Confessioni terapeutiche.
Ad
ogni modo, mi accingo a recensire Hugo e Rose di Bridget Foley,
tradotto da Nello Giugliano e pubblicato in Italia dalla casa
editrice e/o, che 'sì cortesemente, come si sarà intuito
dall'inutilmente lunga introduzione, me ne ha fatto omaggio. Cosa per cui sentitamente ringrazio.
Dunque,
Hugo e Rose. Difficilmente avrei accettato in lettura un libro simile
proposto da un'altra casa editrice. Perché parla di sogni e regni
onirici, e quando si vira su questi temi, personalmente mi aspetto
sempre una fregatura, e una trama che progredisce per tappe fisse come “Lui e lei
sono due ragazzi che si incontrano da sempre nei propri sogni, poi si
incontrano nella vita reale, poi si innamorano, poi arriva il cattivo
che li vuole separare/fare un uso malefico del loro potere, poi lo
sconfiggono, poi vivono sempre felici e contenti”. Una cosa di
questo genere.
In
questo caso, la storia è diversa sin dalle premesse. Hugo e Rose non
sono due ragazzi. Rose è una donna adulta, sposata con Josh, che col
suo lavoro di chirurgo passa la maggior parte del suo tempo fuori casa, a sferruzzare pazienti. Hanno tre figli, due ragazzi di
otto e sei anni e una bimba di due. Avendo tre figli in età temibile
e un marito assente – fisicamente parlando, perché se avessero
tempo e spazio per avere una vita di coppia, ne sarebbero più che
felici, innamorati come sono – Rose è una mamma disperata. Si
sente fallita come educatrice, perché non esulta come gli altri
genitori alle partite dei figli, vorrebbe solo tornarsene a casa a
dormire.

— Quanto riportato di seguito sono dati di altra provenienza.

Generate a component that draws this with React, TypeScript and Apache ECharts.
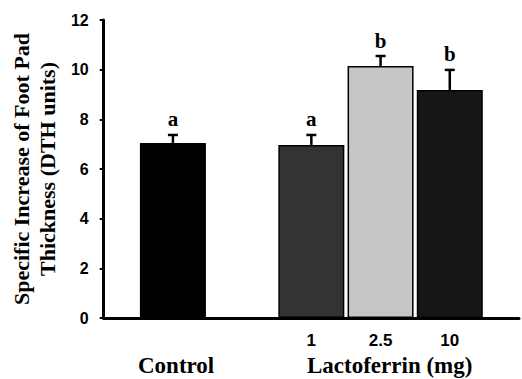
import React, { useEffect, useRef } from "react";
import * as echarts from "echarts";

const xSlots = ["", "Control", "", "1", "2.5", "10", ""];
const groups = ["Control", "1", "2.5", "10"];
const means = [7.05, 6.97, 10.15, 9.18];
const sems = [0.32, 0.4, 0.4, 0.81];
const letters = ["a", "a", "b", "b"];
const barColors = ["#000000", "#333333", "#c6c6c6", "#161616"];
const yTicks = { min: 0, max: 12, interval: 2 };

export default function App() {
  const ref = useRef<HTMLDivElement>(null);
  useEffect(() => {
    if (!ref.current) return;
    const chart = echarts.init(ref.current, null, { renderer: "svg" });
    const barData = xSlots.map((c) => {
      const i = groups.indexOf(c);
      if (i < 0) return "-";
      return {
        value: means[i],
        itemStyle: { color: barColors[i], borderColor: "#000", borderWidth: 1.5 },
      };
    });
    const errData = groups.map((g, i) => [xSlots.indexOf(g), means[i], sems[i], i]);
    chart.setOption({
      animation: false,
      grid: { left: 100, right: 0, top: 20, bottom: 61 },
      xAxis: {
        type: "category",
        data: xSlots,
        boundaryGap: false,
        axisLine: { lineStyle: { color: "#000", width: 3 } },
        axisTick: { show: false },
        axisLabel: {
          interval: 0,
          margin: 14,
          color: "#000",
          fontFamily: "Liberation Sans",
          fontWeight: "bold",
          fontSize: 17,
          formatter: (v: string) => (v === "Control" ? "" : v),
        },
        splitLine: { show: false },
      },
      yAxis: {
        type: "value",
        min: yTicks.min,
        max: yTicks.max,
        interval: yTicks.interval,
        name: "Specific Increase of Foot Pad\nThickness (DTH units)",
        nameLocation: "middle",
        nameRotate: 90,
        nameGap: 39,
        nameTextStyle: {
          fontFamily: "Liberation Serif",
          fontWeight: "bold",
          fontSize: 22,
          lineHeight: 26,
          color: "#000",
        },
        axisLine: { show: true, lineStyle: { color: "#000", width: 3 } },
        axisTick: { show: true, length: 4, lineStyle: { color: "#000", width: 2 } },
        axisLabel: {
          margin: 15,
          color: "#000",
          fontFamily: "Liberation Sans",
          fontWeight: "bold",
          fontSize: 16,
        },
        splitLine: { show: false },
      },
      graphic: [
        {
          type: "text",
          left: 138,
          top: 354,
          style: {
            text: "Control",
            font: 'bold 23px "Liberation Serif"',
            fill: "#000",
          },
        },
        {
          type: "text",
          left: 307,
          top: 354,
          style: {
            text: "Lactoferrin (mg)",
            font: 'bold 23px "Liberation Serif"',
            fill: "#000",
          },
        },
      ],
      series: [
        {
          type: "bar",
          data: barData,
          barWidth: 66,
        },
        {
          type: "custom",
          data: errData,
          z: 5,
          renderItem: (params: any, api: any) => {
            const x = api.value(0);
            const m = api.value(1);
            const s = api.value(2);
            const idx = api.value(3);
            const b = api.coord([x, m]);
            const t = api.coord([x, m + s]);
            return {
              type: "group",
              children: [
                {
                  type: "line",
                  shape: { x1: b[0], y1: b[1], x2: t[0], y2: t[1] },
                  style: { stroke: "#000", lineWidth: 2.5 },
                },
                {
                  type: "line",
                  shape: { x1: t[0] - 5, y1: t[1], x2: t[0] + 5, y2: t[1] },
                  style: { stroke: "#000", lineWidth: 2.5 },
                },
                {
                  type: "text",
                  x: t[0],
                  y: t[1] - 5,
                  style: {
                    text: letters[idx],
                    textAlign: "center",
                    textVerticalAlign: "bottom",
                    font: 'bold 21px "Liberation Serif"',
                    fill: "#000",
                  },
                },
              ],
            };
          },
        },
      ],
    });
    return () => chart.dispose();
  }, []);
  return (
    <div
      ref={ref}
      style={{ position: "absolute", left: 0, top: 0, width: 522, height: 379, background: "#fff" }}
    />
  );
}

Si sente un mostro come donna, perché da quando è nata
Penny ha smesso di curare il proprio aspetto, ha iniziato a
ingrassare e a vestirsi in modo trasandato. Non si sente nemmeno
felice come moglie, perché sentendosi un mostro di donna, ha ridotto
all'osso i contatti col marito, che comunque, per quel poco di tempo
che riescono a passare insieme, ancora la adora.
Quindi
Rose si ritrova in questo periodo di stress e angoscia, a martoriarsi
perché non riesce a raggiungere un ideale impossibile di madre e
moglie da sit-com, e come consolazione ha i sogni.
Da
quando aveva sei anni, ogni notte Rose sogna di trovarsi insieme a
Hugo su un'isola fatta di sogni. Una spiaggia rosa i cui granelli di
sabbia ti fanno rimbalzare, un sottomarino tondo, di legno, col quale
attraversano i fiumi. I temibili mostri da combattere, la Città
Castello in lontananza, che non riescono a raggiungere, nonostante abbiano provato per tutta una vita. Hugo e Rose non invecchiano, nel
sogno, si sono fermati alla loro età più bella. Sono giovani,
forti, atletici. Tirano di spada, scalano montagne, sconfiggono i
Ragni giganti. Per Rose, quei sogni sono la liberazione da un momento
particolarmente duro e difficile della sua vita, rappresentano
l'unico momento della giornata in cui si sente davvero libera.
E
poi un giorno incontra Hugo. Hugo nella vita reale, alla cassa di un
fast-food. Ed è lì che la sua vita comincia a sgretolarsi. Inizia a sentirsi ossessionata, e la
situazione... beh, si evolve. E io non dico altro.
Ho
adorato il modo in cui il tema del sogno cozza contro la realtà,
disperdendola, sgretolandola. Quello che accade è plausibile, ed è questo l'aspetto che ho apprezzato di più. Si può
credere che questo è quello che succederebbe se due persone che
hanno passato la propria vita a sognarsi si incontrassero nella vita
reale. Ha perfettamente senso, e davvero non è poco, considerando le
premesse.
Quindi
sì, lo consiglio, e molto. Pur ammettendo che il finale mi ha
lasciata un po' incerta, troppo “aggettivo che non posso adoperare
perché diamine, sarebbe come svelare come finisce il libro, e
cotanto osare mi varrebbe il rispetto di me stessa.” Non che sia un
brutto finale, anche quello ha dopotutto un suo senso. Però mi ha lasciato con un
però. Anche se non credo si possa definire un “però” oggettivo.
A parte questo, diamine, mi è piaciuto un sacco.